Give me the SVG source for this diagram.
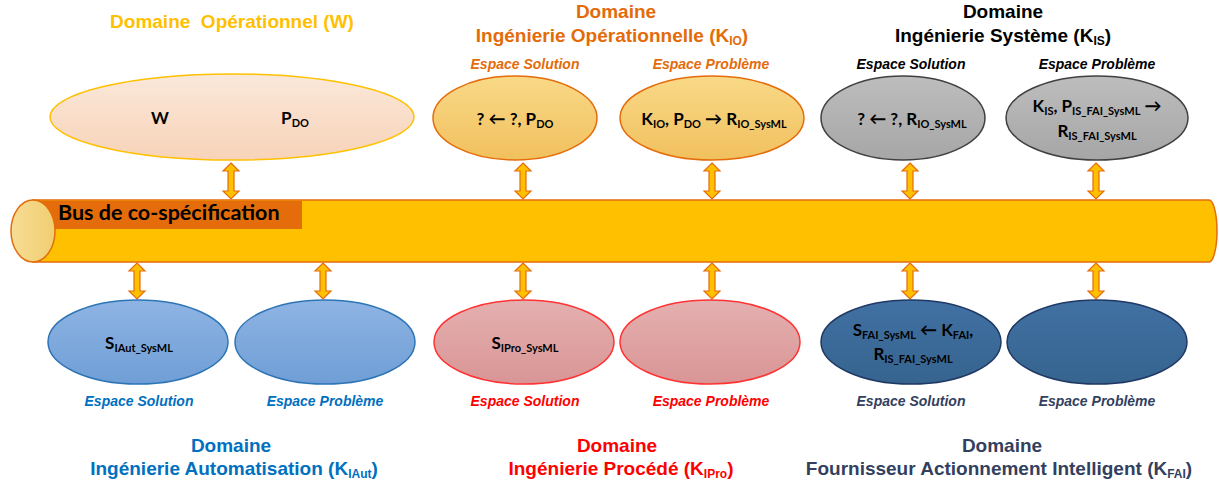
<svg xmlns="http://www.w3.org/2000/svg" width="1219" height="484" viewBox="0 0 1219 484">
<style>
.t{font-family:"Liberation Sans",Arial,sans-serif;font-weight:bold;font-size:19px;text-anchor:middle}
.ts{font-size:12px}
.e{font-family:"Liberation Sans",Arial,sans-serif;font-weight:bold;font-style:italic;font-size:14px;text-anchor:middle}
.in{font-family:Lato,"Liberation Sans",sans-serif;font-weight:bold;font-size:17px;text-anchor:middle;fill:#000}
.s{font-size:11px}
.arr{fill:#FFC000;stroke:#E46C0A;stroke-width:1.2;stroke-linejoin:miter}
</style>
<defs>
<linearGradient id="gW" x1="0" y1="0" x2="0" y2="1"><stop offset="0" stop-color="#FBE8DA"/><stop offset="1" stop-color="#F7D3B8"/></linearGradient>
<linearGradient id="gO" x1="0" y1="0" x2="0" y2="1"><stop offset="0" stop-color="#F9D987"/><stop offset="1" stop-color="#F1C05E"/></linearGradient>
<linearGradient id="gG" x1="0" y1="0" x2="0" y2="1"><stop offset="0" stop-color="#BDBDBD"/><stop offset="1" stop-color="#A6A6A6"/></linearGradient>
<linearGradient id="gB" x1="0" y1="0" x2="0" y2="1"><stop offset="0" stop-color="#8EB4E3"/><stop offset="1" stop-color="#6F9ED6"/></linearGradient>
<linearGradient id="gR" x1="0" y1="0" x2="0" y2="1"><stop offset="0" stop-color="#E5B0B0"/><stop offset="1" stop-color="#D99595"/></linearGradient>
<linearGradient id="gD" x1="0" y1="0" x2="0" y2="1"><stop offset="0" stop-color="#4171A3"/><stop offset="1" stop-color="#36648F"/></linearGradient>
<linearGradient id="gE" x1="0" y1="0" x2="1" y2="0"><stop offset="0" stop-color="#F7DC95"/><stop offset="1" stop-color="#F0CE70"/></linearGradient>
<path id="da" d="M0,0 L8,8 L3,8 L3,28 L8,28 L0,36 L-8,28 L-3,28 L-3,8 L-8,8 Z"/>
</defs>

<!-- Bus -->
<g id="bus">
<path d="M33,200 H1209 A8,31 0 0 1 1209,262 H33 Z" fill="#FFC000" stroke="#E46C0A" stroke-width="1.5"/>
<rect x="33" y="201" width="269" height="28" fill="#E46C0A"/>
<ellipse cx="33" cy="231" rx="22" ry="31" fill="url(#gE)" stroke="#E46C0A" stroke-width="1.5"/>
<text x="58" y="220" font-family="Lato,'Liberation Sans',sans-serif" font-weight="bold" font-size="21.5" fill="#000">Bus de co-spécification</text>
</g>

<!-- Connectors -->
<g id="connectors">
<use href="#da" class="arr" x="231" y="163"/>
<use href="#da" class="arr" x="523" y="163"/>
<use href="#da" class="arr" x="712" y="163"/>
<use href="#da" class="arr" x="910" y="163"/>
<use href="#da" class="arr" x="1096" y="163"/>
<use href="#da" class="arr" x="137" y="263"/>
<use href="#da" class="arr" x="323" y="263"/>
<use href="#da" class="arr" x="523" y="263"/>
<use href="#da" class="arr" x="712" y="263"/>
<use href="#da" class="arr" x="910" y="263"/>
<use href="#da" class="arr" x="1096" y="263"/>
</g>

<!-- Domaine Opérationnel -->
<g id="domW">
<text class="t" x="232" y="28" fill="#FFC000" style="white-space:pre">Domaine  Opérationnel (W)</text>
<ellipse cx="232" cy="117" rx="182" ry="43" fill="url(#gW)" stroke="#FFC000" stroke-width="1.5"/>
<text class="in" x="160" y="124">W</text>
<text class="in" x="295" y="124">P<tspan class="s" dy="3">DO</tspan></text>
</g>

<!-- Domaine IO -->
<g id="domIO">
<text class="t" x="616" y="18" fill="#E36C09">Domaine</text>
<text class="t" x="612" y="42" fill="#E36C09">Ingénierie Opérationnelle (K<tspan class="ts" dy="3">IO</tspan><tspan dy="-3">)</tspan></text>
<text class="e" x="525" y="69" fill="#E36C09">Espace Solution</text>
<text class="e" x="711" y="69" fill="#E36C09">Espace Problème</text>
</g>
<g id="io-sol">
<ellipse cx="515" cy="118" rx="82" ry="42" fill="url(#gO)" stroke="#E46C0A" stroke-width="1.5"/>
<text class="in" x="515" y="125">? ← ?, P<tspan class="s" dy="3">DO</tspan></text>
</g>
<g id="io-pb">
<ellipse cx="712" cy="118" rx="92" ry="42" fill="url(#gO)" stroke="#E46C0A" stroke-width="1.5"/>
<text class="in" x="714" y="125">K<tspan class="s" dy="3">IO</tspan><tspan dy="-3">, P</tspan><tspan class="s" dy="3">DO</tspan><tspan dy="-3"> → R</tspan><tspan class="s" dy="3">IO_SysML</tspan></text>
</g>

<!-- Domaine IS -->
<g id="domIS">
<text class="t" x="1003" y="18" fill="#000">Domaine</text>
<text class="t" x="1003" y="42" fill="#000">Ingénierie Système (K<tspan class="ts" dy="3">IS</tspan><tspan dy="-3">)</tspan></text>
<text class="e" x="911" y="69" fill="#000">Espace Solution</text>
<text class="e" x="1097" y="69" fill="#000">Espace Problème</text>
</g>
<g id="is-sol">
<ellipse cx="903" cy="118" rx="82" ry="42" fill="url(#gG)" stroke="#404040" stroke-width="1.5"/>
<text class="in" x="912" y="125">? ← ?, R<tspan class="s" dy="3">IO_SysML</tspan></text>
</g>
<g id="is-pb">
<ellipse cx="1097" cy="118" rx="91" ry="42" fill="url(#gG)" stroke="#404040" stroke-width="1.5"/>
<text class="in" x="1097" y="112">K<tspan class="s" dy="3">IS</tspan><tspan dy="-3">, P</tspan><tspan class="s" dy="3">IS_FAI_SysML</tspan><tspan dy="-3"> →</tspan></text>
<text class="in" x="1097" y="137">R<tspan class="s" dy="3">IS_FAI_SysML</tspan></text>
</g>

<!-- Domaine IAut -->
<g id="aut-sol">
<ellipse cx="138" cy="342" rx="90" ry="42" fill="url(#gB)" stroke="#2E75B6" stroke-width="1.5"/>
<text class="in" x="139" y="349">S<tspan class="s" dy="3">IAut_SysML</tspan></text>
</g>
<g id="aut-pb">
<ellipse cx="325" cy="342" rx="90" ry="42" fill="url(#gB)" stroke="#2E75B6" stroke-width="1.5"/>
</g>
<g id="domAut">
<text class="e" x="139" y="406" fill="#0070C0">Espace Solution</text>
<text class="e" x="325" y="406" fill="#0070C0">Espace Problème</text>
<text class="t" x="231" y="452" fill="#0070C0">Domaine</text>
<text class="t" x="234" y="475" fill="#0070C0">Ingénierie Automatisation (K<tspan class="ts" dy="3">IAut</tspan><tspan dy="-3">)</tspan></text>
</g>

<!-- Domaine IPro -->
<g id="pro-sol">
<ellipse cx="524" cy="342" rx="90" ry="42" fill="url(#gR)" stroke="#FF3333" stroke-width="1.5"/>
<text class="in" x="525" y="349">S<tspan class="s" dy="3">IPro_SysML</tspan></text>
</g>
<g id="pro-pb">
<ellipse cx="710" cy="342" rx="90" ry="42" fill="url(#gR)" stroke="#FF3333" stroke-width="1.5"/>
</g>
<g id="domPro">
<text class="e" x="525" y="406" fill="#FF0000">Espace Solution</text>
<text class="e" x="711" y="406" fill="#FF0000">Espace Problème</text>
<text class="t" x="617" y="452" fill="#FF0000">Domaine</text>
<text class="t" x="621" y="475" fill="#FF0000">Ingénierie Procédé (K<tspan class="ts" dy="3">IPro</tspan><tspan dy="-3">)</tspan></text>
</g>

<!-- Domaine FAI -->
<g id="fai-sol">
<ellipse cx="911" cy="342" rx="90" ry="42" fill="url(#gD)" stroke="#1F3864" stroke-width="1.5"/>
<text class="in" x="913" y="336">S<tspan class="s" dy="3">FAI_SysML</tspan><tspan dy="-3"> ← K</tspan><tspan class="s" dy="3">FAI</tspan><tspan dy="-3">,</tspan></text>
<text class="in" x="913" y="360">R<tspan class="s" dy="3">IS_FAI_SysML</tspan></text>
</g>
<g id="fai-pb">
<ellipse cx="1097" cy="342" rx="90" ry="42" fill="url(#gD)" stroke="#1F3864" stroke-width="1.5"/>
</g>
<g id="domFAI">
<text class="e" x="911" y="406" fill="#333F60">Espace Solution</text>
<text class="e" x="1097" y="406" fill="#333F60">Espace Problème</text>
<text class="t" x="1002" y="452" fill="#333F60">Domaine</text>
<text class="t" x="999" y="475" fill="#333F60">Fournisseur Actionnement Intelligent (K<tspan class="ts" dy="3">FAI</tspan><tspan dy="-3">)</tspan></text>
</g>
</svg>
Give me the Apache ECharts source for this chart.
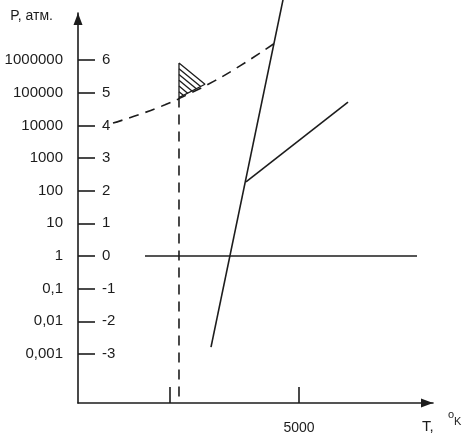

**EXERCISE DESCRIPTION**
Track down every line of the material containing the string "Give", and copy it.

**RESULT OF THE TASK**
Give me the SVG source for this diagram.
Give me the Apache ECharts source for this chart.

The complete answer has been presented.